Most crashes involve the element of speed, but there are many reasons why a determination of speeding may not be indicated on a crash report. Other factors and the level of investigation into causes in a crash, including possible impairment, distraction, or weather conditions are often the focus of crash reports.
While often not involving injuries, we see many minor crashes on a regular basis - with spikes during rainy or snowy weather - many related to people driving too fast or not slowing down in times of reduced visibility and poor traction.
In Rhode Island, in the past two years with data available (2017-2018), speed was a likely factor in more than 45 percent of all traffic fatalities. That’s a sharp rise compared with prior years (2012-2016) when the numbers averaged about 38 percent. We also saw a big jump in the total number of speed-related fatalities, with 41 in 2017 compared to 23 in 2016. The cities of Providence and Cranston have the highest numbers of speeding crashes among Rhode Island communities
When looking deeper into the numbers for 2011-2015, we found a high percentage of speeding as a contributing factor in crashes occurring on non-highway roads; that being roads with speed limits of 30 mph or less or 50 mph or less.

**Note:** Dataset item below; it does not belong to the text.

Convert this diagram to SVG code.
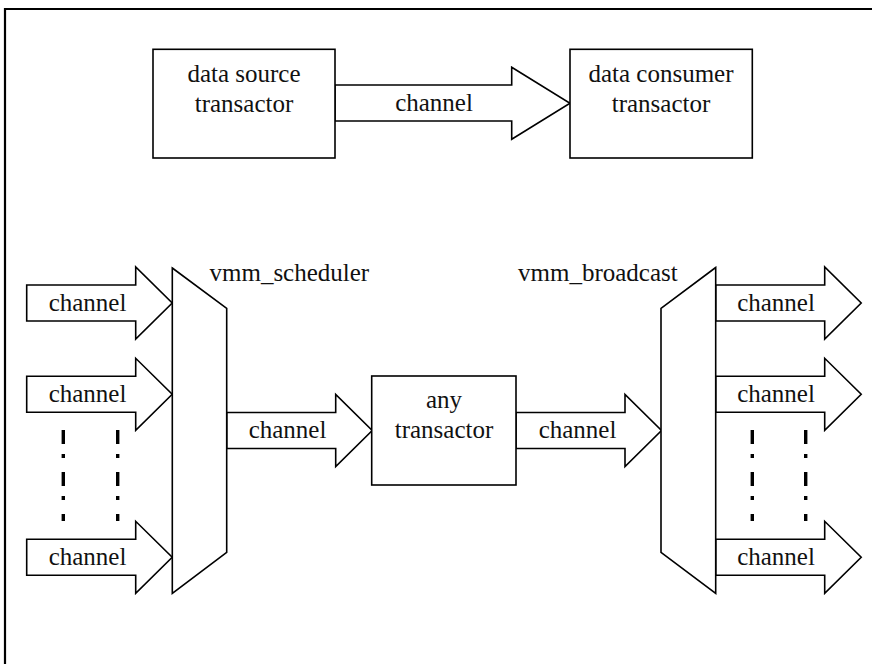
<svg xmlns="http://www.w3.org/2000/svg" xmlns:xlink="http://www.w3.org/1999/xlink" width="872" height="664" viewBox="0 0 872 664">
<style>
.shape{fill:#fff;stroke:#000;stroke-width:1.6;stroke-linejoin:miter}
.frame{fill:none;stroke:#000;stroke-width:2.2}
.t{font-family:"Liberation Serif","Times New Roman",serif;font-size:25px;fill:#111;text-anchor:middle}
.tl{font-family:"Liberation Serif","Times New Roman",serif;font-size:25px;fill:#111;text-anchor:start}
.dd{fill:none;stroke:#000;stroke-width:3.4;stroke-dasharray:14 10 4 14}
</style>
<defs>
<path id="blk" class="shape" d="M0,-18 H109 V-36 L145.5,0 L109,36 V18 H0 Z"/>
</defs>
<rect width="872" height="664" fill="#fff"/>
<path class="frame" d="M5,664 V9 H872"/>

<g id="connectors">
  <g id="c-top">
    <path class="shape" d="M335,85 H511.7 V67.3 L570,103.2 L511.7,139.3 V121 H335 Z"/>
    <text class="t" x="434" y="110.5">channel</text>
  </g>
  <g id="c-in1"><use xlink:href="#blk" x="26.7" y="303"/><text class="t" x="87.5" y="311">channel</text></g>
  <g id="c-in2"><use xlink:href="#blk" x="26.7" y="394.3"/><text class="t" x="87.5" y="402.3">channel</text></g>
  <g id="c-in3"><use xlink:href="#blk" x="26.7" y="557.3"/><text class="t" x="87.5" y="565.3">channel</text></g>
  <g id="c-mid1"><use xlink:href="#blk" x="226.7" y="430.5"/><text class="t" x="287.5" y="438">channel</text></g>
  <g id="c-mid2"><use xlink:href="#blk" x="516" y="430.5"/><text class="t" x="577.5" y="438">channel</text></g>
  <g id="c-out1"><use xlink:href="#blk" x="715.7" y="303"/><text class="t" x="776" y="311">channel</text></g>
  <g id="c-out2"><use xlink:href="#blk" x="715.7" y="394.3"/><text class="t" x="776" y="402.3">channel</text></g>
  <g id="c-out3"><use xlink:href="#blk" x="715.7" y="557.3"/><text class="t" x="776" y="565.3">channel</text></g>
</g>

<g id="ellipsis">
  <line class="dd" x1="63.3" y1="430" x2="63.3" y2="521"/>
  <line class="dd" x1="117.7" y1="430" x2="117.7" y2="521"/>
  <line class="dd" x1="752.3" y1="430" x2="752.3" y2="521"/>
  <line class="dd" x1="805.7" y1="430" x2="805.7" y2="521"/>
</g>

<g id="source">
  <rect class="shape" x="153" y="49.3" width="182" height="108.7"/>
  <text class="t" x="244" y="82">data source</text>
  <text class="t" x="244" y="112">transactor</text>
</g>
<g id="consumer">
  <rect class="shape" x="570" y="49.3" width="182.3" height="108.7"/>
  <text class="t" x="661" y="82">data consumer</text>
  <text class="t" x="661" y="112">transactor</text>
</g>
<g id="scheduler">
  <path class="shape" d="M172.3,268 L226.7,308.3 V552.3 L172.3,593.3 Z"/>
  <text class="tl" x="209.5" y="281">vmm_scheduler</text>
</g>
<g id="any">
  <rect class="shape" x="371.7" y="376" width="144.3" height="109"/>
  <text class="t" x="444" y="408">any</text>
  <text class="t" x="444" y="438">transactor</text>
</g>
<g id="broadcast">
  <path class="shape" d="M715.7,267.5 L661,308.3 V552.3 L715.7,593.3 Z"/>
  <text class="tl" x="518" y="281">vmm_broadcast</text>
</g>
</svg>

We have partnerships with local community groups, safety organizations and law enforcement agencies that are all working together to educate motorists and enforce speeding laws to change behaviors. This partnership is using a data-driven approach to identify speeding "hot spots" so media outreach and law enforcement efforts can target these areas accordingly.
Although we know speeding is a widespread concern, we ask that law enforcement take a deeper dive into their local data to find these hot spots. This provides an opportunity for a pre and post evaluation of hot spot efforts to gauge the effectiveness of their efforts to change behaviors within their community.
In Spring 2020 RIDOT launched a new advertising campaign called “Know the Limits,” which focuses on the consequences of speeding such as jail time or a much higher likelihood of dying in a crash at excessive speeds.
In the summer, we plan to partner with the Northeast Region of Traffic Safety Advocates for an enforcement program with the same consistent message used across the country: "When speeding kills, it's never an accident."
Rhode Island has a high percentage of fatal crashes with speeding as a contributing factor. Know the Limits - obey all posted limits and reduce your speed as appropriate in times of adverse weather, in work zones and when passing emergency services help with a crash or disabled vehicle.